The paper tackles the problem of estimating the limiting covariance matrix in nonsmooth and potentially nonconvex stochastic approximation (SA) methods, proposing an online batch-means estimator that achieves a convergence rate of O(√d n^{-1/8+ε}) for any ε>0, matching the best-known rate in smoother settings.

We consider applying stochastic approximation (SA) methods to solve nonsmooth variational inclusion problems. Existing studies have shown that the averaged iterates of SA methods exhibit asymptotic normality, with an optimal limiting covariance matrix in the local minimax sense of Hájek and Le Cam. However, no methods have been proposed to estimate this covariance matrix in a nonsmooth and potentially non-monotone (nonconvex) setting. In this paper, we study an online batch-means covariance matrix estimator introduced in Zhu et al.(2023). The estimator groups the SA iterates appropriately and computes the sample covariance among batches as an estimate of the limiting covariance.

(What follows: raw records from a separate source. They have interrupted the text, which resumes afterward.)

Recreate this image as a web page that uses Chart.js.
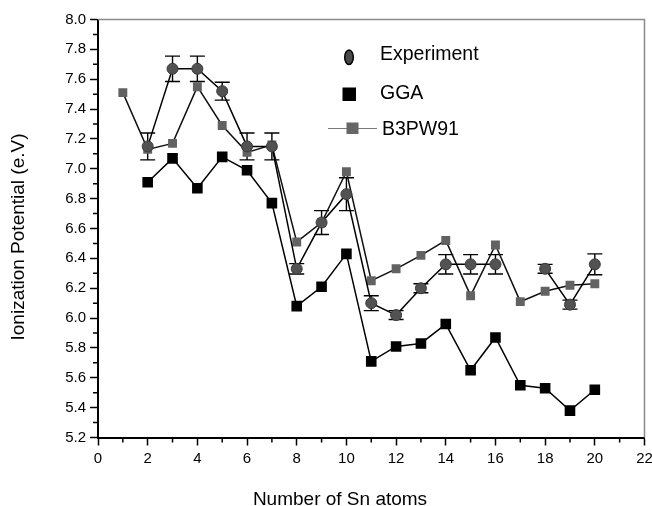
<!DOCTYPE html>
<html>
<head>
<meta charset="utf-8">
<script src="https://cdn.jsdelivr.net/npm/chart.js@4.4.0/dist/chart.umd.min.js"></script>
<style>
  html, body { margin: 0; padding: 0; background: #fff; }
  canvas { display: block; }
</style>
</head>
<body>
<canvas id="chart" width="652" height="506"></canvas>
<script>
// number of Sn atoms in the cluster
const atoms = [1, 2, 3, 4, 5, 6, 7, 8, 9, 10, 11, 12, 13, 14, 15, 16, 17, 18, 19, 20];

// ionization potentials (eV), null = no value for that size
const experiment = [null, 7.15, 7.67, 7.67, 7.52, 7.15, 7.15, 6.33, 6.64, 6.83,
                    6.10, 6.02, 6.20, 6.36, 6.36, 6.36, null, 6.33, 6.09, 6.36];
const expError   = [null, 0.09, 0.085, 0.085, 0.06, 0.09, 0.09, 0.035, 0.08, 0.11,
                    0.05, 0.03, 0.03, 0.065, 0.065, 0.065, null, 0.03, 0.03, 0.07];
const gga        = [null, 6.91, 7.07, 6.87, 7.08, 6.99, 6.77, 6.08, 6.21, 6.43,
                    5.71, 5.81, 5.83, 5.96, 5.65, 5.87, 5.55, 5.53, 5.38, 5.52];
const b3pw91     = [7.51, 7.13, 7.17, 7.55, 7.29, 7.11, 7.16, 6.51, 6.64, 6.98,
                    6.25, 6.33, 6.42, 6.52, 6.15, 6.49, 6.11, 6.18, 6.22, 6.23];

const seriesNames = ['Experiment', 'GGA', 'B3PW91'];
const xTitle = 'Number of Sn atoms';
const yTitle = 'Ionization Potential (e.V)';

const FONT = '"Liberation Sans", Arial, Helvetica, sans-serif';

const points = arr => atoms.map((n, i) => ({ x: n, y: arr[i] }));

// error bars, minor ticks, frame, legend and axis titles
const extras = {
  id: 'extras',
  beforeDatasetsDraw(chart) {
    const { ctx, scales: { x, y } } = chart;
    ctx.save();
    ctx.strokeStyle = '#000';
    ctx.lineWidth = 1.4;
    atoms.forEach((n, i) => {
      if (experiment[i] == null) return;
      const px = x.getPixelForValue(n);
      const top = y.getPixelForValue(experiment[i] + expError[i]);
      const bot = y.getPixelForValue(experiment[i] - expError[i]);
      ctx.beginPath();
      ctx.moveTo(px, top); ctx.lineTo(px, bot);
      ctx.moveTo(px - 7.5, top); ctx.lineTo(px + 7.5, top);
      ctx.moveTo(px - 7.5, bot); ctx.lineTo(px + 7.5, bot);
      ctx.stroke();
    });
    ctx.restore();
  },
  afterDraw(chart) {
    const { ctx, chartArea: a, scales: { x, y } } = chart;
    ctx.save();

    // grey frame on top and right
    ctx.strokeStyle = '#8a8a8a';
    ctx.lineWidth = 1.5;
    ctx.beginPath();
    ctx.moveTo(a.left, a.top);
    ctx.lineTo(a.right, a.top);
    ctx.lineTo(a.right, a.bottom);
    ctx.stroke();

    // minor ticks
    ctx.strokeStyle = '#000';
    ctx.lineWidth = 1.5;
    ctx.beginPath();
    for (let v = 5.3; v < 8; v += 0.2) {
      const py = y.getPixelForValue(v);
      ctx.moveTo(a.left - 5, py); ctx.lineTo(a.left, py);
    }
    for (let v = 1; v < 22; v += 2) {
      const px = x.getPixelForValue(v);
      ctx.moveTo(px, a.bottom); ctx.lineTo(px, a.bottom + 5);
    }
    ctx.stroke();

    // legend
    ctx.font = '19.5px ' + FONT;
    ctx.textAlign = 'left';
    ctx.textBaseline = 'alphabetic';
    ctx.beginPath();
    ctx.ellipse(349, 57.3, 4.3, 7.3, 0, 0, Math.PI * 2);
    ctx.fillStyle = '#4a4a4a';
    ctx.fill();
    ctx.lineWidth = 1.5;
    ctx.strokeStyle = '#000';
    ctx.stroke();
    ctx.fillStyle = '#000';
    ctx.fillText(seriesNames[0], 380, 60);

    ctx.fillRect(342.5, 87.5, 13.5, 13.5);
    ctx.fillText(seriesNames[1], 380, 99.3);

    ctx.strokeStyle = '#7a7a7a';
    ctx.lineWidth = 1;
    ctx.beginPath();
    ctx.moveTo(328, 128.5); ctx.lineTo(377, 128.5);
    ctx.stroke();
    ctx.fillStyle = '#666';
    ctx.fillRect(346.5, 122.5, 12, 11.5);
    ctx.fillStyle = '#000';
    ctx.fillText(seriesNames[2], 382, 135);

    // axis titles
    ctx.font = '19px ' + FONT;
    ctx.textAlign = 'center';
    ctx.fillText(xTitle, 340, 504.5);
    ctx.translate(23.5, 237);
    ctx.rotate(-Math.PI / 2);
    ctx.fillText(yTitle, 0, 0);

    ctx.restore();
  }
};

const tickFont = { family: FONT, size: 15 };

new Chart(document.getElementById('chart').getContext('2d'), {
  type: 'line',
  data: {
    datasets: [
      {
        label: seriesNames[0],
        data: points(experiment),
        order: 0,
        borderColor: '#000',
        borderWidth: 1.5,
        pointStyle: 'circle',
        pointRadius: 5.5,
        pointBackgroundColor: '#525252',
        pointBorderColor: '#3a3a3a',
        pointBorderWidth: 1,
        spanGaps: false,
      },
      {
        label: seriesNames[1],
        data: points(gga),
        order: 1,
        borderColor: '#000',
        borderWidth: 1.5,
        pointStyle: 'rect',
        pointRadius: 7.5,
        pointBackgroundColor: '#000',
        pointBorderColor: '#000',
        pointBorderWidth: 0,
      },
      {
        label: seriesNames[2],
        data: points(b3pw91),
        order: 2,
        borderColor: '#111',
        borderWidth: 1.5,
        pointStyle: 'rect',
        pointRadius: 6.3,
        pointBackgroundColor: '#626262',
        pointBorderColor: '#5a5a5a',
        pointBorderWidth: 0,
      },
    ],
  },
  options: {
    responsive: false,
    animation: false,
    layout: { padding: { top: 19.5, right: 5, left: 0, bottom: 0 } },
    plugins: { legend: { display: false }, tooltip: { enabled: false } },
    scales: {
      x: {
        type: 'linear',
        min: 0,
        max: 22,
        ticks: { stepSize: 2, color: '#000', font: tickFont, padding: 4 },
        grid: { drawOnChartArea: false, tickLength: 8, tickColor: '#000', tickWidth: 1.5 },
        border: { color: '#000', width: 2 },
        afterFit: s => { s.height = 68.5; s.paddingLeft = 0; s.paddingRight = 0; },
      },
      y: {
        min: 5.2,
        max: 8.0,
        ticks: {
          stepSize: 0.2,
          color: '#000',
          font: tickFont,
          padding: 4,
          callback: v => v.toFixed(1),
        },
        grid: { drawOnChartArea: false, tickLength: 8, tickColor: '#000', tickWidth: 1.5 },
        border: { color: '#000', width: 2 },
        afterFit: s => { s.width = 98; },
      },
    },
  },
  plugins: [extras],
});
</script>
</body>
</html>
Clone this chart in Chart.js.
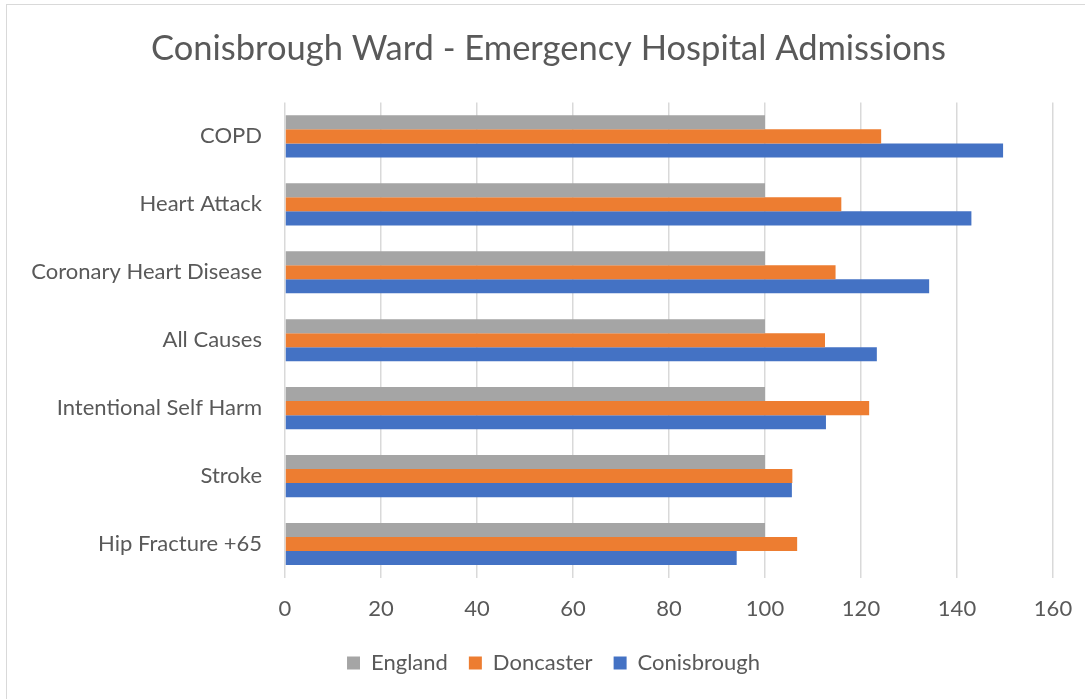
<!DOCTYPE html>
<html>
<head>
<meta charset="utf-8">
<script src="https://cdn.jsdelivr.net/npm/chart.js@4"></script>
<style>
  html, body { margin: 0; padding: 0; background: #fff; }
  #wrap { position: relative; width: 1085px; height: 699px; overflow: hidden; }
  #frame { position: absolute; left: 6px; top: 4px; width: 1200px; height: 800px; border: 1px solid #d9d9d9; box-sizing: border-box; }
  canvas { position: absolute; left: 0; top: 0; }
</style>
</head>
<body>
<div id="wrap">
  <div id="frame"></div>
  <canvas id="c" width="1085" height="699"></canvas>
</div>
<script>
const categories = ["COPD", "Heart Attack", "Coronary Heart Disease", "All Causes", "Intentional Self Harm", "Stroke", "Hip Fracture +65"];
const england = [100, 100, 100, 100, 100, 100, 100];
const doncaster = [124.2, 115.9, 114.7, 112.5, 121.7, 105.7, 106.7];
const conisbrough = [149.6, 143.0, 134.2, 123.3, 112.7, 105.6, 94.1];
const xTicks = [0, 20, 40, 60, 80, 100, 120, 140, 160];

const FONT = "Lato, 'Open Sans', sans-serif";
const TXT = "#595959";

// shift title / legend boxes so they centre on the frame like the reference
const recentre = {
  id: 'recentre',
  afterLayout(chart) {
    if (chart.titleBlock) { chart.titleBlock.left = 44; chart.titleBlock.right = 1053; }
    if (chart.legend) { chart.legend.left = 54; chart.legend.right = 1053; }
  }
};

new Chart(document.getElementById('c'), {
  type: 'bar',
  data: {
    labels: categories,
    datasets: [
      { label: 'England', data: england, backgroundColor: '#a5a5a5' },
      { label: 'Doncaster', data: doncaster, backgroundColor: '#ed7d31' },
      { label: 'Conisbrough', data: conisbrough, backgroundColor: '#4472c4' }
    ]
  },
  plugins: [recentre],
  options: {
    indexAxis: 'y',
    responsive: false,
    animation: false,
    devicePixelRatio: 1,
    layout: { padding: { left: 0, right: 32, top: 0, bottom: 15 } },
    datasets: { bar: { categoryPercentage: 0.62, barPercentage: 1.0 } },
    plugins: {
      title: {
        display: true,
        text: 'Conisbrough Ward - Emergency Hospital Admissions',
        color: TXT,
        font: { family: FONT, size: 34.5, weight: 'normal' },
        padding: { top: 28, bottom: 33 }
      },
      legend: {
        position: 'bottom',
        labels: {
          color: TXT,
          font: { family: FONT, size: 22 },
          boxWidth: 13, boxHeight: 13,
          padding: 21
        }
      },
      tooltip: { enabled: false }
    },
    scales: {
      x: {
        min: 0, max: 160,
        afterBuildTicks: (s) => { s.ticks = xTicks.map(v => ({ value: v })); },
        afterFit: (s) => { s.height = 53; s.paddingLeft = 0; s.paddingRight = 0; },
        grid: { color: '#d9d9d9', lineWidth: 1.5, drawTicks: false },
        border: { display: false },
        ticks: { color: TXT, font: { family: FONT, size: 22 }, padding: 18 }
      },
      y: {
        afterFit: (s) => { s.width = 285; },
        grid: { display: false },
        border: { display: false },
        ticks: { color: TXT, font: { family: FONT, size: 22 }, padding: 15, crossAlign: 'near' }
      }
    }
  }
});
</script>
</body>
</html>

Its construction does not require prior knowledge of the total sample size, and updates can be performed recursively as new data arrives. We establish that, as long as the batch size sequence is properly specified (depending on the stepsize sequence), the estimator achieves a convergence rate of order $O(\sqrt{d}n^{-1/8+\varepsilon})$ for any $\varepsilon>0$, where $d$ and $n$ denote the problem dimensionality and the number of iterations (or samples) used. Although the problem is nonsmooth and potentially non-monotone (nonconvex), our convergence rate matches the best-known rate for covariance estimation methods using only first-order information in smooth and strongly-convex settings. The consistency of this covariance estimator enables asymptotically valid statistical inference, including constructing confidence intervals and performing hypothesis testing.